Work out how many lines have "matplotlib" in them. Give only that number.

**GIVEN DATA:**
+===+

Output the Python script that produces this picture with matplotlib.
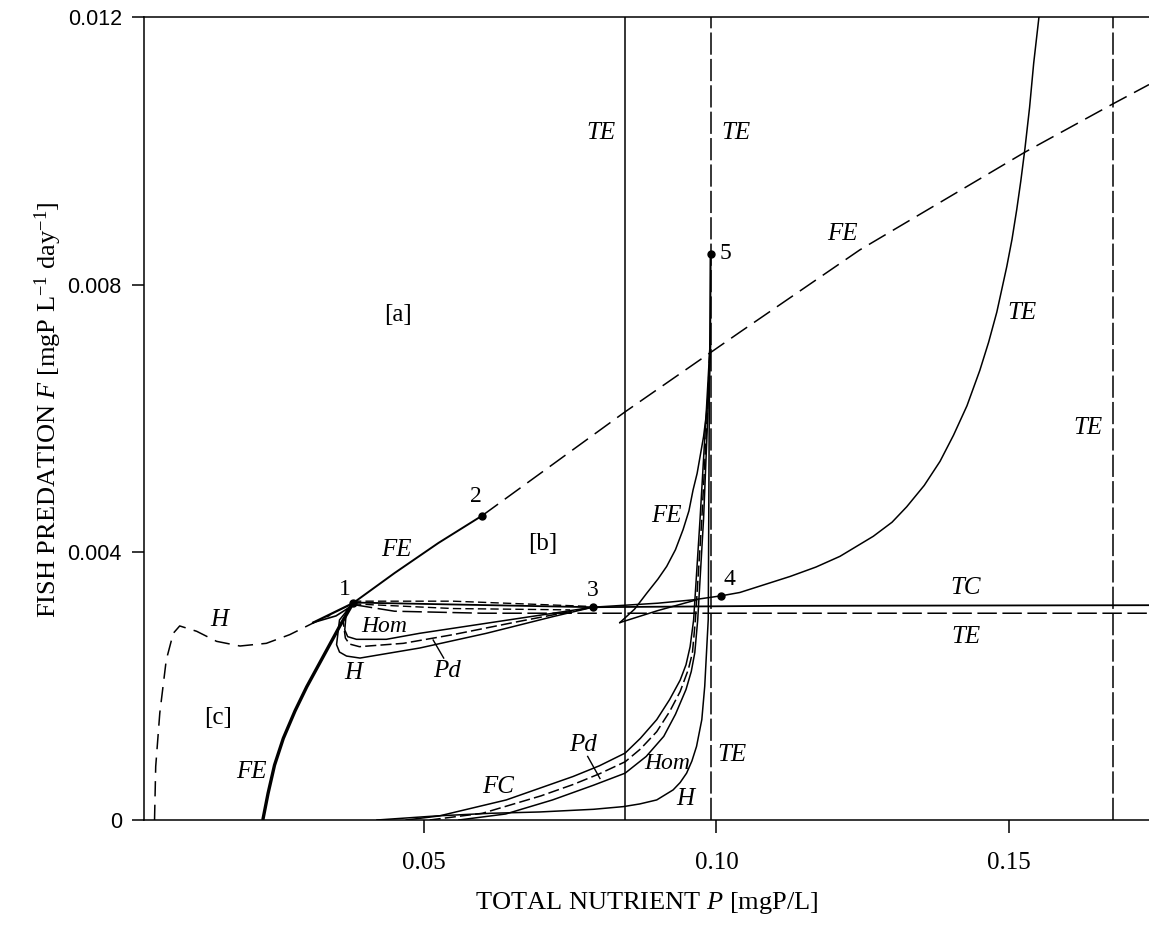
import matplotlib
matplotlib.use("Agg")
import matplotlib.pyplot as plt

plt.rcParams['font.family'] = ['Liberation Serif', 'DejaVu Serif']
plt.rcParams['mathtext.fontset'] = 'custom'
plt.rcParams['mathtext.rm'] = 'Liberation Serif'
plt.rcParams['mathtext.it'] = 'Liberation Serif:italic'
plt.rcParams['lines.scale_dashes'] = False

# ---------------- data (P = total nutrient, F = fish predation) ----------------
xlim = (0.0022, 0.1739)
ylim = (0.0, 0.012)
xticks = [0.05, 0.10, 0.15]
xticklabels = ['0.05', '0.10', '0.15']
yticks = [0.0, 0.004, 0.008, 0.012]
yticklabels = ['0', '0.004', '0.008', '0.012']

# fold (FE) upper branch: solid from point 1 to 2, dashed afterwards
fe_up_solid_P = [0.0379, 0.0450, 0.0525, 0.0600]
fe_up_solid_F = [0.00324, 0.00369, 0.00414, 0.00455]
fe_up_dash_P = [0.0600, 0.0844, 0.1040, 0.1245, 0.1527, 0.1677, 0.1739]
fe_up_dash_F = [0.00455, 0.00610, 0.00729, 0.00852, 0.00998, 0.01070, 0.01099]

# thick FE branch lower left
fe_thick_P = [0.0225, 0.0234, 0.0245, 0.0260, 0.0280, 0.0300, 0.0328, 0.0356, 0.0379]
fe_thick_F = [0.0, 0.00040, 0.00082, 0.00122, 0.00163, 0.00199, 0.00244, 0.00289, 0.00324]

# small wedge left of point 1
wedge1_P = [0.0311, 0.0379]
wedge1_F = [0.00295, 0.00324]
wedge2_P = [0.0311, 0.0350, 0.0379]
wedge2_F = [0.00295, 0.00305, 0.00321]

# Hopf (H) dashed curve on the left
h_left_P = [0.0040, 0.0042, 0.0049, 0.0060, 0.0072, 0.0083, 0.0112, 0.0146,
            0.0186, 0.0231, 0.0271, 0.0317, 0.0340]
h_left_F = [0.0, 0.00080, 0.00160, 0.00239, 0.00279, 0.00290, 0.00282, 0.00267,
            0.00260, 0.00264, 0.00277, 0.00297, 0.00306]

# transcritical TC (solid) and TE (dashed) horizontal curves
tc_P = [0.0379, 0.0789, 0.1100, 0.1739]
tc_F = [0.00325, 0.00318, 0.00320, 0.00321]
te_h_P = [0.0379, 0.0450, 0.0600, 0.1739]
te_h_F = [0.00322, 0.00312, 0.00309, 0.00309]

# extra dashed curves between points 1 and 3
d13a_P = [0.0379, 0.0550, 0.0789]
d13a_F = [0.00327, 0.00327, 0.00319]
d13b_P = [0.0379, 0.0550, 0.0750]
d13b_F = [0.00323, 0.00316, 0.00314]

# lobes below point 1 (Hom, Pd, H)
hom_lobe_P = [0.0379, 0.0368, 0.0365, 0.0370, 0.0385, 0.0436, 0.0493, 0.0607, 0.0721, 0.0789]
hom_lobe_F = [0.00324, 0.00314, 0.00284, 0.00274, 0.00270, 0.00270, 0.00279, 0.00294, 0.00309, 0.00318]
pd_lobe_P = [0.0379, 0.0362, 0.0366, 0.0373, 0.0390, 0.0465, 0.0550, 0.0664, 0.0789]
pd_lobe_F = [0.00324, 0.00299, 0.00272, 0.00263, 0.00259, 0.00264, 0.00277, 0.00297, 0.00318]
h_lobe_P = [0.0379, 0.0356, 0.0351, 0.0356, 0.0368, 0.0391, 0.0493, 0.0607, 0.0721, 0.0789]
h_lobe_F = [0.00324, 0.00299, 0.00262, 0.00251, 0.00245, 0.00242, 0.00257, 0.00279, 0.00304, 0.00318]

# TE solid curve from point 3 through point 4 up to the top
te_curve_P = [0.0789, 0.0900, 0.0960, 0.1008, 0.1040, 0.1126, 0.1170, 0.1211, 0.1268, 0.1300,
              0.1325, 0.1355, 0.1382, 0.1405, 0.1428, 0.1450, 0.1465, 0.1479, 0.1496, 0.1505,
              0.1513, 0.1520, 0.1527, 0.1535, 0.1542, 0.1551]
te_curve_F = [0.00318, 0.00324, 0.00329, 0.00335, 0.00340, 0.00364, 0.00378, 0.00394, 0.00424, 0.00445,
              0.00468, 0.00500, 0.00536, 0.00575, 0.00619, 0.00672, 0.00714, 0.00759, 0.00827, 0.00868,
              0.00912, 0.00955, 0.01003, 0.01065, 0.01131, 0.01200]

# cusp near P = 0.084: branch A and thin FE curve
cuspA_P = [0.0835, 0.0900, 0.0966]
cuspA_F = [0.00295, 0.00313, 0.00329]
fe_thin_P = [0.0835, 0.0860, 0.0881, 0.0900, 0.0915, 0.0930, 0.0943, 0.0953, 0.0960, 0.0967,
             0.0972, 0.0978, 0.0983, 0.0988, 0.0990]
fe_thin_F = [0.00295, 0.00315, 0.00339, 0.00360, 0.00379, 0.00404, 0.00434, 0.00462, 0.00493, 0.00518,
             0.00543, 0.00573, 0.00608, 0.00660, 0.00710]

# bundle rising from the bottom (FC solid, Pd dashed, Hom solid, H solid)
fc_P = [0.0470, 0.0526, 0.0641, 0.0755, 0.0800, 0.0844, 0.0870, 0.0898, 0.0920, 0.0938,
        0.0948, 0.0955, 0.0961, 0.0972, 0.0982, 0.0989]
fc_F = [0.0, 0.00006, 0.00030, 0.00065, 0.00081, 0.00100, 0.00122, 0.00150, 0.00180, 0.00209,
        0.00232, 0.00259, 0.00299, 0.00450, 0.00600, 0.00710]
pd_P = [0.0510, 0.0600, 0.0700, 0.0755, 0.0800, 0.0844, 0.0870, 0.0898, 0.0920, 0.0938,
        0.0952, 0.0959, 0.0964, 0.0975, 0.0984, 0.0989]
pd_F = [0.0, 0.00010, 0.00036, 0.00053, 0.00069, 0.00087, 0.00106, 0.00132, 0.00162, 0.00192,
        0.00225, 0.00250, 0.00299, 0.00450, 0.00600, 0.00710]
hom_P = [0.0560, 0.0640, 0.0720, 0.0790, 0.0844, 0.0880, 0.0910, 0.0930, 0.0948, 0.0957,
         0.0963, 0.0968, 0.0978, 0.0985, 0.0989]
hom_F = [0.0, 0.00009, 0.00030, 0.00052, 0.00070, 0.00095, 0.00125, 0.00158, 0.00195, 0.00222,
         0.00250, 0.00299, 0.00450, 0.00600, 0.00710]
h_P = [0.0420, 0.0520, 0.0613, 0.0698, 0.0790, 0.0841, 0.0869, 0.0898, 0.0926, 0.0938, 0.0949,
       0.0958, 0.0966, 0.0975, 0.0980, 0.0983, 0.0986, 0.0988, 0.0989]
h_F = [0.0, 0.00006, 0.00010, 0.00012, 0.00016, 0.00020, 0.00024, 0.00030, 0.00045, 0.00056, 0.00070,
       0.00088, 0.00110, 0.00150, 0.00200, 0.00250, 0.00300, 0.00660, 0.00710]

# solid segment below point 5
seg5_P = [0.0989, 0.0990]
seg5_F = [0.00700, 0.00846]

# vertical TE lines
te_v_solid = 0.0844
te_v_dash = [0.0991, 0.1677]

# numbered points
pts_P = [0.0379, 0.0600, 0.0789, 0.1008, 0.0990]
pts_F = [0.00324, 0.00455, 0.00318, 0.00335, 0.00846]
pts_lab = ['1', '2', '3', '4', '5']
pts_lab_P = [0.0365, 0.0589, 0.0788, 0.1022, 0.1015]
pts_lab_F = [0.00344, 0.00483, 0.00343, 0.00359, 0.00846]

# curve labels
curve_labels = ['TE', 'TE', 'FE', 'TE', 'TE', 'TC', 'TE', 'FE', 'FE', 'H', 'Hom', 'H', 'Pd',
                'FE', 'FC', 'Pd', 'Hom', 'H', 'TE']
curve_lab_P = [0.0803, 0.1033, 0.1216, 0.1522, 0.1635, 0.1425, 0.1427, 0.0453, 0.0914, 0.0151,
               0.0433, 0.0379, 0.0539, 0.0205, 0.0627, 0.0772, 0.0915, 0.0946, 0.1026]
curve_lab_F = [0.01027, 0.01027, 0.00875, 0.00758, 0.00586, 0.00347, 0.00274, 0.00404, 0.00454,
               0.00299, 0.00289, 0.00219, 0.00222, 0.00072, 0.00050, 0.00112, 0.00084, 0.00032, 0.00097]
curve_lab_size = [18, 18, 18, 18, 18, 18, 18, 18, 18, 18, 17, 18, 18, 18, 18, 18, 17, 18, 18]

region_labels = ['[a]', '[b]', '[c]']
region_P = [0.0456, 0.0703, 0.0148]
region_F = [0.00755, 0.00413, 0.00152]

# pointer lines for Pd labels
ptr1_P = [0.0516, 0.0534]
ptr1_F = [0.00269, 0.00242]
ptr2_P = [0.0780, 0.0801]
ptr2_F = [0.00095, 0.00062]

# ---------------- figure ----------------
W, H = 1149, 932
fig = plt.figure(figsize=(W / 100, H / 100), dpi=100)
ax = fig.add_axes([144 / W, 1 - 820 / H, (W - 144) / W, (820 - 17) / H])
ax.set_xlim(*xlim)
ax.set_ylim(*ylim)

K = 'black'
LW = 1.1
long_dash = (14, 6)
short_dash = (6, 3)

ax.plot(fe_up_solid_P, fe_up_solid_F, color=K, lw=1.4)
ax.plot(fe_up_dash_P, fe_up_dash_F, color=K, lw=1.1, dashes=long_dash)
ax.plot(fe_thick_P, fe_thick_F, color=K, lw=2.4, solid_capstyle='butt')
ax.plot(wedge1_P, wedge1_F, color=K, lw=1.6)
ax.plot(wedge2_P, wedge2_F, color=K, lw=1.2)
ax.plot(h_left_P, h_left_F, color=K, lw=1.1, dashes=(11, 6))
ax.plot(tc_P, tc_F, color=K, lw=1.3)
ax.plot(te_h_P, te_h_F, color=K, lw=1.1, dashes=(14, 4))
ax.plot(d13a_P, d13a_F, color=K, lw=1.0, dashes=short_dash)
ax.plot(d13b_P, d13b_F, color=K, lw=1.0, dashes=short_dash)
ax.plot(hom_lobe_P, hom_lobe_F, color=K, lw=LW)
ax.plot(pd_lobe_P, pd_lobe_F, color=K, lw=LW, dashes=(8, 3))
ax.plot(h_lobe_P, h_lobe_F, color=K, lw=LW)
ax.plot(te_curve_P, te_curve_F, color=K, lw=LW)
ax.plot(cuspA_P, cuspA_F, color=K, lw=LW)
ax.plot(fe_thin_P, fe_thin_F, color=K, lw=LW)
ax.plot(fc_P, fc_F, color=K, lw=LW)
ax.plot(pd_P, pd_F, color=K, lw=LW, dashes=(8, 3))
ax.plot(hom_P, hom_F, color=K, lw=LW)
ax.plot(h_P, h_F, color=K, lw=LW)
ax.plot(seg5_P, seg5_F, color=K, lw=1.5)

ax.axvline(te_v_solid, color=K, lw=1.1)
for xv in te_v_dash:
    ax.axvline(xv, color=K, lw=1.1, dashes=(16, 3))

ax.plot(ptr1_P, ptr1_F, color=K, lw=1.0)
ax.plot(ptr2_P, ptr2_F, color=K, lw=1.0)

ax.plot(pts_P, pts_F, 'o', color=K, ms=5, zorder=5)
for s, px, py in zip(pts_lab, pts_lab_P, pts_lab_F):
    ax.text(px, py, s, fontsize=17, ha='center', va='center')

for s, px, py, fs in zip(curve_labels, curve_lab_P, curve_lab_F, curve_lab_size):
    ax.text(px, py, s, fontsize=fs, style='italic', ha='center', va='center')

for s, px, py in zip(region_labels, region_P, region_F):
    ax.text(px, py, s, fontsize=18, ha='center', va='center')

# axes styling
for side in ['left', 'bottom', 'top']:
    ax.spines[side].set_linewidth(1.1)
ax.spines['right'].set_visible(False)
ax.set_xticks(xticks)
ax.set_xticklabels(xticklabels, fontsize=18)
ax.set_yticks(yticks)
ax.set_yticklabels(yticklabels, fontsize=15.5, family='Liberation Sans')
ax.tick_params(axis='x', direction='out', length=9, width=1.1, pad=14)
ax.tick_params(axis='y', direction='out', length=9, width=1.1, pad=7)

fig.text((144 + W) / 2 / W, 1 - 903 / H, r'TOTAL NUTRIENT $P$ [mgP/L]',
         fontsize=19, ha='center', va='center')
fig.text(48 / W, 1 - 410 / H, r'FISH PREDATION $F$ [mgP L$^{\mathrm{-1}}$ day$^{\mathrm{-1}}$]',
         fontsize=19, ha='center', va='center', rotation=90)

fig.savefig('out.png', dpi=100)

+===+

**THE REPLY:**
4